[Records with drawing code]
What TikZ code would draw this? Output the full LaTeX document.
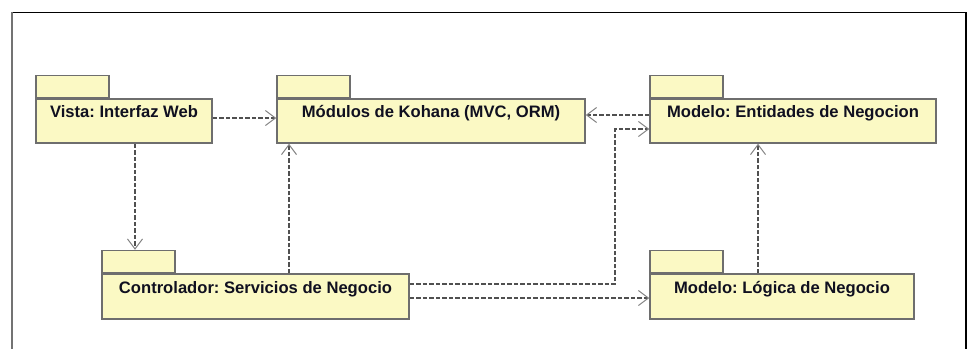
\documentclass[tikz,border=0pt]{standalone}
\usepackage{fontspec}
\setmainfont{Liberation Sans}
\usetikzlibrary{arrows.meta}
\frenchspacing

\definecolor{pkgfill}{HTML}{FBF9C4}
\definecolor{pkgline}{HTML}{6E6E6E}
\definecolor{deparrow}{HTML}{505050}
\definecolor{pkgtext}{HTML}{101020}

\tikzset{
  pkgbody/.style={draw=pkgline, fill=pkgfill, line width=1.5pt, rectangle,
    minimum height=44pt, inner xsep=0pt, inner ysep=3.5pt,
    text height=15pt, text depth=22pt, text=pkgtext,
    font=\fontsize{16.6}{19}\selectfont\bfseries},
  pkgtab/.style={draw=pkgline, fill=pkgfill, line width=1.5pt, rectangle,
    minimum width=73pt, minimum height=22pt, inner sep=0pt,
    anchor=south west},
  dep/.style={draw=deparrow, line width=1.2pt, dash pattern=on 4.5pt off 2pt,
    -{Straight Barb[length=10pt, width=15pt, line width=1pt, color=deparrow!70]}},
}

\begin{document}
\begin{tikzpicture}[x=1pt, y=-1pt]
  \useasboundingbox (0,0) rectangle (968,349);

  % outer frame (open at the bottom)
  \draw[line width=1pt, black] (12,12) -- (966,12);
  \draw[line width=2pt, gray!90!black] (12,12) -- (12,349);
  \draw[line width=1.6pt, black] (966,12) -- (966,349);

  % package bodies
  \node[pkgbody, minimum width=176pt] (vista) at (124,121) {Vista: Interfaz Web};
  \node[pkgbody, minimum width=308pt] (koh)   at (431,121) {Módulos de Kohana (MVC, ORM)};
  \node[pkgbody, minimum width=286pt] (ent)   at (793,121) {Modelo: Entidades de Negocion};
  \node[pkgbody, minimum width=307pt, minimum height=45pt] (ctrl) at (255.5,296.5) {Controlador: Servicios de Negocio};
  \node[pkgbody, minimum width=264pt, minimum height=45pt] (logica) at (782,296.5) {Modelo: Lógica de Negocio};

  % package tabs
  \node[pkgtab] (vistaTab)  at (vista.north west) {};
  \node[pkgtab] (kohTab)    at (koh.north west) {};
  \node[pkgtab] (entTab)    at (ent.north west) {};
  \node[pkgtab] (ctrlTab)   at (ctrl.north west) {};
  \node[pkgtab] (logicaTab) at (logica.north west) {};

  % dependencies
  \draw[dep] ([yshift=3pt]vista.east) -- ([yshift=3pt]koh.west);
  \draw[dep] ([yshift=6pt]ent.west) -- ([yshift=6pt]koh.east);
  \draw[dep] ([xshift=11pt]vista.south) -- ([xshift=11pt]vista.south |- ctrlTab.north);
  \draw[dep] ([xshift=33.5pt]ctrl.north) -- ([xshift=33.5pt]ctrl.north |- koh.south);
  \draw[dep] ([xshift=-24pt]logica.north) -- ([xshift=-24pt]logica.north |- ent.south);
  \coordinate (bend) at (615,200);
  \draw[dep] ([yshift=12.5pt]ctrl.east) -| (bend) |- ([yshift=-8pt]ent.west);
  \draw[dep] ([yshift=-1.5pt]ctrl.east) -- ([yshift=-1.5pt]ctrl.east -| logica.west);
\end{tikzpicture}
\end{document}
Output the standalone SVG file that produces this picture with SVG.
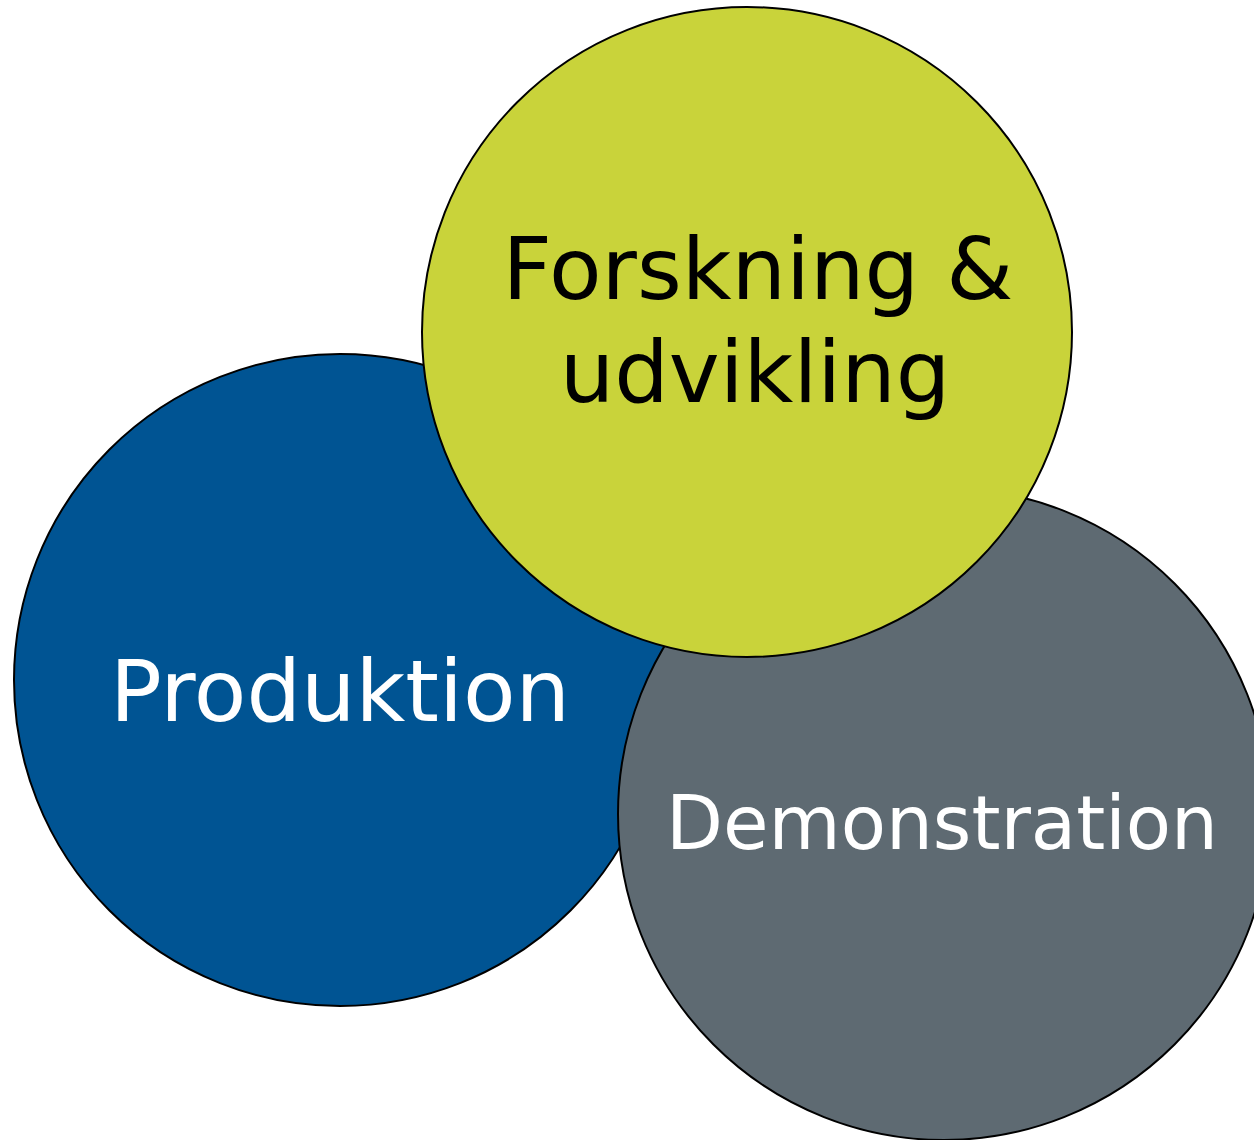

◆ JOB ◆
Repeat only the lines from the beginning of the material through the line containing "minimum width=264pt, minimum", both ends kept, leaving pictures out.

◆ COMPLETE OUTPUT ◆
What TikZ code would draw this? Output the full LaTeX document.
\documentclass[tikz,border=0pt]{standalone}
\usepackage{fontspec}
\setmainfont{Liberation Sans}
\usetikzlibrary{arrows.meta}
\frenchspacing

\definecolor{pkgfill}{HTML}{FBF9C4}
\definecolor{pkgline}{HTML}{6E6E6E}
\definecolor{deparrow}{HTML}{505050}
\definecolor{pkgtext}{HTML}{101020}

\tikzset{
  pkgbody/.style={draw=pkgline, fill=pkgfill, line width=1.5pt, rectangle,
    minimum height=44pt, inner xsep=0pt, inner ysep=3.5pt,
    text height=15pt, text depth=22pt, text=pkgtext,
    font=\fontsize{16.6}{19}\selectfont\bfseries},
  pkgtab/.style={draw=pkgline, fill=pkgfill, line width=1.5pt, rectangle,
    minimum width=73pt, minimum height=22pt, inner sep=0pt,
    anchor=south west},
  dep/.style={draw=deparrow, line width=1.2pt, dash pattern=on 4.5pt off 2pt,
    -{Straight Barb[length=10pt, width=15pt, line width=1pt, color=deparrow!70]}},
}

\begin{document}
\begin{tikzpicture}[x=1pt, y=-1pt]
  \useasboundingbox (0,0) rectangle (968,349);

  % outer frame (open at the bottom)
  \draw[line width=1pt, black] (12,12) -- (966,12);
  \draw[line width=2pt, gray!90!black] (12,12) -- (12,349);
  \draw[line width=1.6pt, black] (966,12) -- (966,349);

  % package bodies
  \node[pkgbody, minimum width=176pt] (vista) at (124,121) {Vista: Interfaz Web};
  \node[pkgbody, minimum width=308pt] (koh)   at (431,121) {Módulos de Kohana (MVC, ORM)};
  \node[pkgbody, minimum width=286pt] (ent)   at (793,121) {Modelo: Entidades de Negocion};
  \node[pkgbody, minimum width=307pt, minimum height=45pt] (ctrl) at (255.5,296.5) {Controlador: Servicios de Negocio};
  \node[pkgbody, minimum width=264pt, minimum height=45pt] (logica) at (782,296.5) {Modelo: Lógica de Negocio};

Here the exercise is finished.